### WORK INSTRUCTIONS:
Read through the entries below and return each line with the word "this".

### DATA EXCERPTS:
+ + +

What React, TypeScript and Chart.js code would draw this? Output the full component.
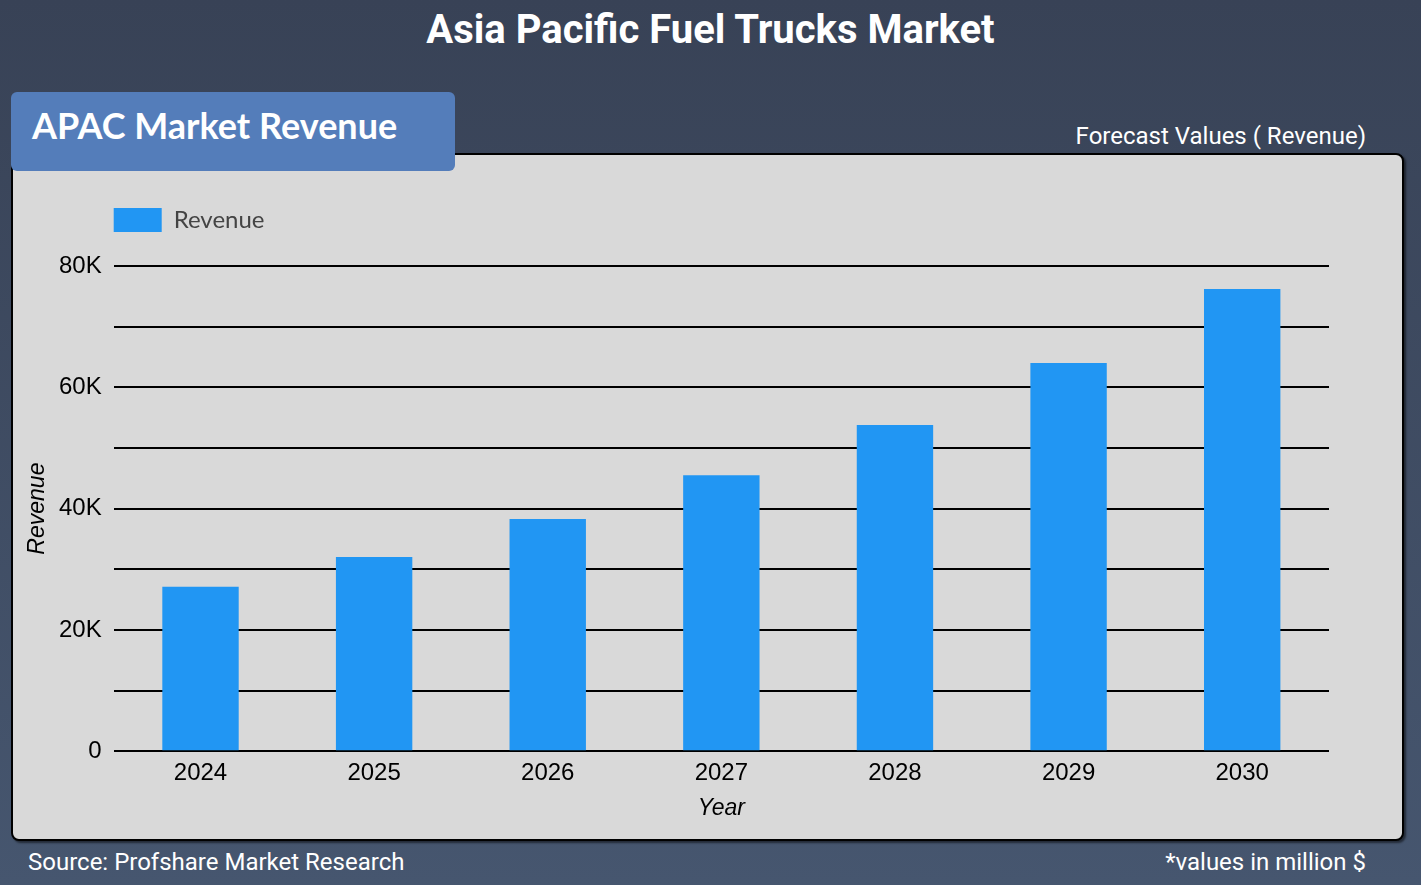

+ + +

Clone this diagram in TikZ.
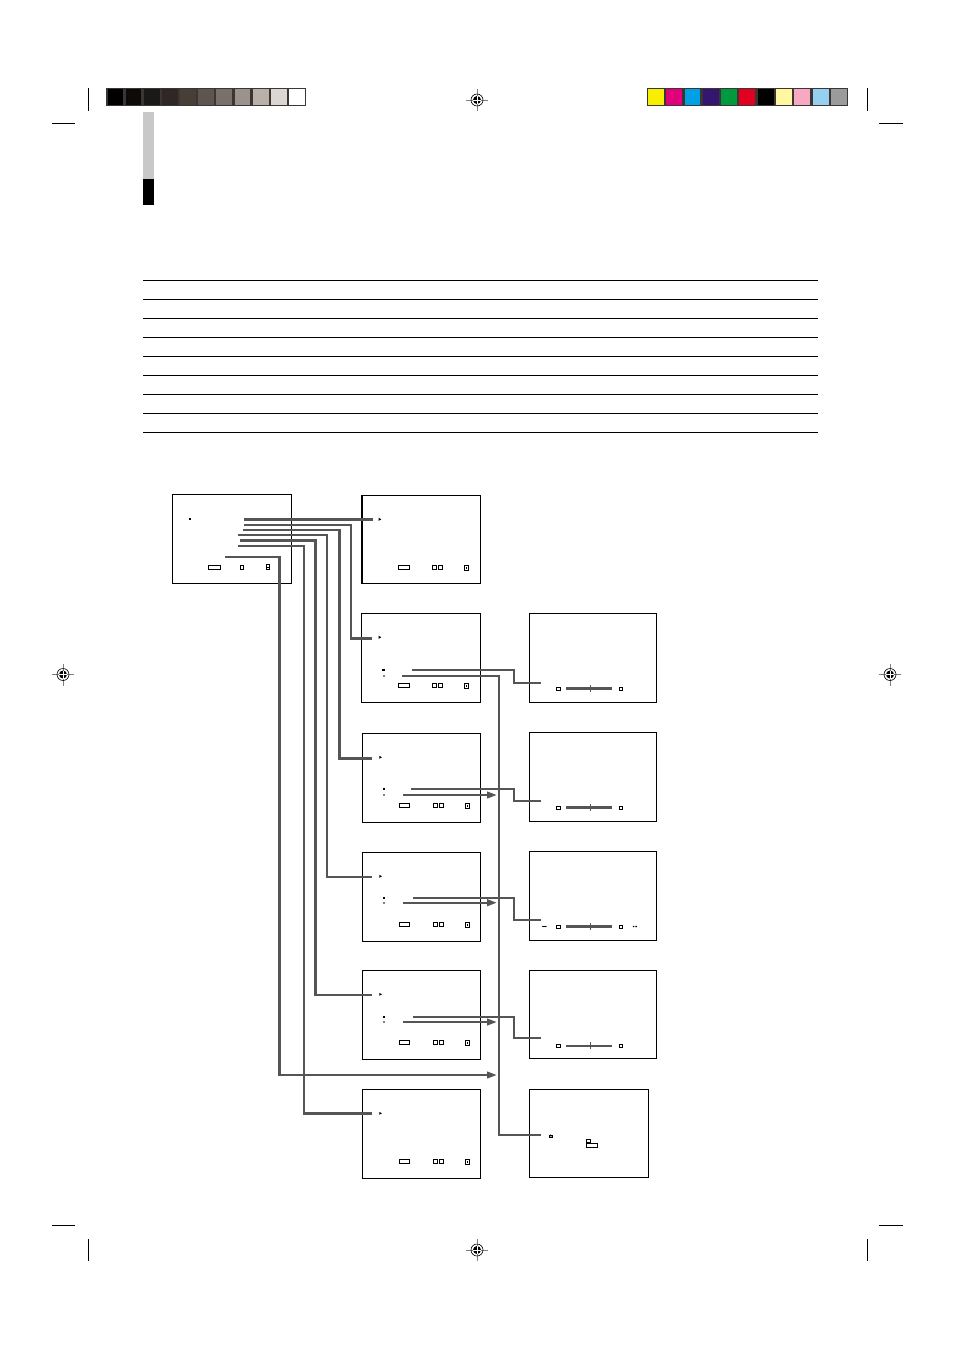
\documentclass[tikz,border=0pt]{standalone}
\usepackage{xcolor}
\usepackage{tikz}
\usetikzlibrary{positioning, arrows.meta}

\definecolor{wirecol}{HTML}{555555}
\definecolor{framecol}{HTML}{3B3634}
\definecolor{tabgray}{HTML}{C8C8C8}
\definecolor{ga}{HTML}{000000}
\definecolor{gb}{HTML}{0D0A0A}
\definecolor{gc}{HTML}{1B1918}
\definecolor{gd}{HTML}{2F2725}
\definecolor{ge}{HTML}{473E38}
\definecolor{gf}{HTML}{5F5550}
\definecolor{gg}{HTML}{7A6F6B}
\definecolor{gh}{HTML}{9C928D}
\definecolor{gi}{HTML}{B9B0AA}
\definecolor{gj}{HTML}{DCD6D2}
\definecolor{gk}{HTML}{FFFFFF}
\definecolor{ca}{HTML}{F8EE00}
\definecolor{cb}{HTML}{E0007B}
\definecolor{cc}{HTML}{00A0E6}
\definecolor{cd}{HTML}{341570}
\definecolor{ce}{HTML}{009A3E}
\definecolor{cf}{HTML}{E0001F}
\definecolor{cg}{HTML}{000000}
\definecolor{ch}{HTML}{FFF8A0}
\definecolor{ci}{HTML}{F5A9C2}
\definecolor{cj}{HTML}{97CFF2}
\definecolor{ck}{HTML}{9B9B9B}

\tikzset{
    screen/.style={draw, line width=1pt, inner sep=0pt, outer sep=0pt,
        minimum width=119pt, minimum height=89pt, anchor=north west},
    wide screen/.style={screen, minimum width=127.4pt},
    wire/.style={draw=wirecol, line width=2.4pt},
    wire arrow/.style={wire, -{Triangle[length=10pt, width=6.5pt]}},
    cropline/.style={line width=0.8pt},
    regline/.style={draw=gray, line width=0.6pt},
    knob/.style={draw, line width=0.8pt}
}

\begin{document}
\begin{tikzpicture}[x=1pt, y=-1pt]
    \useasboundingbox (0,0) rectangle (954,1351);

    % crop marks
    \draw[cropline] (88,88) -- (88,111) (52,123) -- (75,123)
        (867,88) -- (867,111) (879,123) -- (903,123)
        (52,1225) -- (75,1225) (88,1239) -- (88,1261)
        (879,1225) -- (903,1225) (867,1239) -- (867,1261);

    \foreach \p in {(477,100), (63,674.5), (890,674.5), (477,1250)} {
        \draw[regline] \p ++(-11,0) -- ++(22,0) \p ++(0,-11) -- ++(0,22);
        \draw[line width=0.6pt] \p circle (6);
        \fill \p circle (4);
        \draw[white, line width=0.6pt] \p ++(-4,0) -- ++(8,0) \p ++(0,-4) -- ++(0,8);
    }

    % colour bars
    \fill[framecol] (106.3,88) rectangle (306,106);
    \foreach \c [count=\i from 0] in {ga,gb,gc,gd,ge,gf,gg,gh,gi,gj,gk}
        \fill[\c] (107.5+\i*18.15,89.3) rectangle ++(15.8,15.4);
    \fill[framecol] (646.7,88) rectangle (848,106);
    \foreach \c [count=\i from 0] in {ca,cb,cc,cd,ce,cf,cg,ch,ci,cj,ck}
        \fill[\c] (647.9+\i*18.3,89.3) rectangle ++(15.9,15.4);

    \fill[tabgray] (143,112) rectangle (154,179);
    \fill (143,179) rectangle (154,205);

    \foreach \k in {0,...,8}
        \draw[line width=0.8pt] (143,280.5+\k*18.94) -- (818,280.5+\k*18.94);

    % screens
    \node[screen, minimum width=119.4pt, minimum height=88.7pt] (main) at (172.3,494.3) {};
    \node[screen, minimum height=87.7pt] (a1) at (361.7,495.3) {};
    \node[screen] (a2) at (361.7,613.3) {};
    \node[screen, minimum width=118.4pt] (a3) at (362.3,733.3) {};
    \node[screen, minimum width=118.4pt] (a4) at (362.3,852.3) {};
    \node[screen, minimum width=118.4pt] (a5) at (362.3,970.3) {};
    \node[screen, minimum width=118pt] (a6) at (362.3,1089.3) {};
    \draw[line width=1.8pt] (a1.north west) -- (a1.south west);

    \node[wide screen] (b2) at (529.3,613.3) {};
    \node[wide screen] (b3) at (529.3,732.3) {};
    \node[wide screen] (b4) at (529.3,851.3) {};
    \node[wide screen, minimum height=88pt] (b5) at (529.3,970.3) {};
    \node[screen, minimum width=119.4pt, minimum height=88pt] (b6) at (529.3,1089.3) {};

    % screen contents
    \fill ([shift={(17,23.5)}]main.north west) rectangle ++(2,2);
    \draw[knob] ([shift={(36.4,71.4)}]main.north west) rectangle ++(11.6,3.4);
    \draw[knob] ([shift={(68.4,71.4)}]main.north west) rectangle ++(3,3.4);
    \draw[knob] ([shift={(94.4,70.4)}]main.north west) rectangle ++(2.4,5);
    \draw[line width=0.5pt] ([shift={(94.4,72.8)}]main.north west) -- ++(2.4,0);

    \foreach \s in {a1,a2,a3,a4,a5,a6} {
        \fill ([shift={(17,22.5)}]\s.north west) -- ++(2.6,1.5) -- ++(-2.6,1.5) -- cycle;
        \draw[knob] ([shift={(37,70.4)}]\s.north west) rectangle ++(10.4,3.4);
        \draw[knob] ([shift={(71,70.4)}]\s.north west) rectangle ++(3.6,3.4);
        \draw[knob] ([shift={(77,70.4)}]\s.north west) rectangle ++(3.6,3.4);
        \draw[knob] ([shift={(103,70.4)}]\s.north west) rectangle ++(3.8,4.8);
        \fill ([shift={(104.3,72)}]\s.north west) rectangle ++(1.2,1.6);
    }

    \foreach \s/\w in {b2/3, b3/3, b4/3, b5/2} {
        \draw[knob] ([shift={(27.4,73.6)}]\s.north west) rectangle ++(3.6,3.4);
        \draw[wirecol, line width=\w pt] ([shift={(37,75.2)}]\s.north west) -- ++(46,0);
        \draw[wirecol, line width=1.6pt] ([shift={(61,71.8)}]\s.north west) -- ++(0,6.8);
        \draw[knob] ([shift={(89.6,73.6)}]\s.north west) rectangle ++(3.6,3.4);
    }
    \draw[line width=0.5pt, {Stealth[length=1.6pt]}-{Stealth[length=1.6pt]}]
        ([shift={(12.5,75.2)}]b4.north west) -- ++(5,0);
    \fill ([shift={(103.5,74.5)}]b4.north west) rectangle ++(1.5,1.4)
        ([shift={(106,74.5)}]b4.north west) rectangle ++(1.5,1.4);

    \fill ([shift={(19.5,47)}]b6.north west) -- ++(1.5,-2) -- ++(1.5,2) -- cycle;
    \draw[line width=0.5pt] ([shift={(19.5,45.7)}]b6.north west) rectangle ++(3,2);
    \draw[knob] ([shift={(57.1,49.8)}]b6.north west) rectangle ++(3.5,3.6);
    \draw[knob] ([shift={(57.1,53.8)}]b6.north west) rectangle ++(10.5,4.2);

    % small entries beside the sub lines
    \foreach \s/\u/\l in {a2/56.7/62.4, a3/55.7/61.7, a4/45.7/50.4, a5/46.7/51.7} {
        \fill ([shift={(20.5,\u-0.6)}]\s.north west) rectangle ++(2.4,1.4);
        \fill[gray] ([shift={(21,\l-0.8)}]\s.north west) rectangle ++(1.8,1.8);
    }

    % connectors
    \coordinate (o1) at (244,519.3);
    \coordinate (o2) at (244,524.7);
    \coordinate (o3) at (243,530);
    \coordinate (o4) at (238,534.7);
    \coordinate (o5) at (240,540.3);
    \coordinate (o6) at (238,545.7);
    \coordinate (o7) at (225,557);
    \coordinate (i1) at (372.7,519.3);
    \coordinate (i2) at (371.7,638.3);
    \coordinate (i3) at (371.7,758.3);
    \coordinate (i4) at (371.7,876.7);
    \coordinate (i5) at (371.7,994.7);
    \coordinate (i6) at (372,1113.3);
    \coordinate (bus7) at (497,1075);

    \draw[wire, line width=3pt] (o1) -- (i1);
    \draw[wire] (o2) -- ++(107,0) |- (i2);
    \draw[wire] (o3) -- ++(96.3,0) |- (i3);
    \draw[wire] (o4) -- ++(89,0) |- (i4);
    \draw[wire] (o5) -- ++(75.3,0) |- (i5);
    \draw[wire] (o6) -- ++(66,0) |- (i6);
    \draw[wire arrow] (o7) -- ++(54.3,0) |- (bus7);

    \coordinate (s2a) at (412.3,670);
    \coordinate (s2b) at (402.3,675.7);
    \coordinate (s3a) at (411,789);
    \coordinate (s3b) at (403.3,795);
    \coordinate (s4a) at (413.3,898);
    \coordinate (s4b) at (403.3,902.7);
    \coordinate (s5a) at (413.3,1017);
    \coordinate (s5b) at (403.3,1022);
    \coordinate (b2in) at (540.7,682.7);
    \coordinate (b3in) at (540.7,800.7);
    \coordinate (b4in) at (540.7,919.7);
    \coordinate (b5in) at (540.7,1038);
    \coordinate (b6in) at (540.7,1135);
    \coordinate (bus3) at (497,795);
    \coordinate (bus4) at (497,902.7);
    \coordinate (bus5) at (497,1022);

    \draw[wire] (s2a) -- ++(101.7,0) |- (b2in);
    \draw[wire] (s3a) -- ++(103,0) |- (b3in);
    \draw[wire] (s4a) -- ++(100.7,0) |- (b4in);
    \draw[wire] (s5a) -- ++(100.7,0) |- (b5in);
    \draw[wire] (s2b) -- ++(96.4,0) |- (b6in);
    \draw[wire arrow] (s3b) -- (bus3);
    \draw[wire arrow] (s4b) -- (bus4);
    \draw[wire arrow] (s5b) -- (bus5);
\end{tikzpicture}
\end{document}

+ + +

### WRITTEN SOLUTION:
What React, TypeScript and Chart.js code would draw this? Output the full component.
Clone this diagram in TikZ.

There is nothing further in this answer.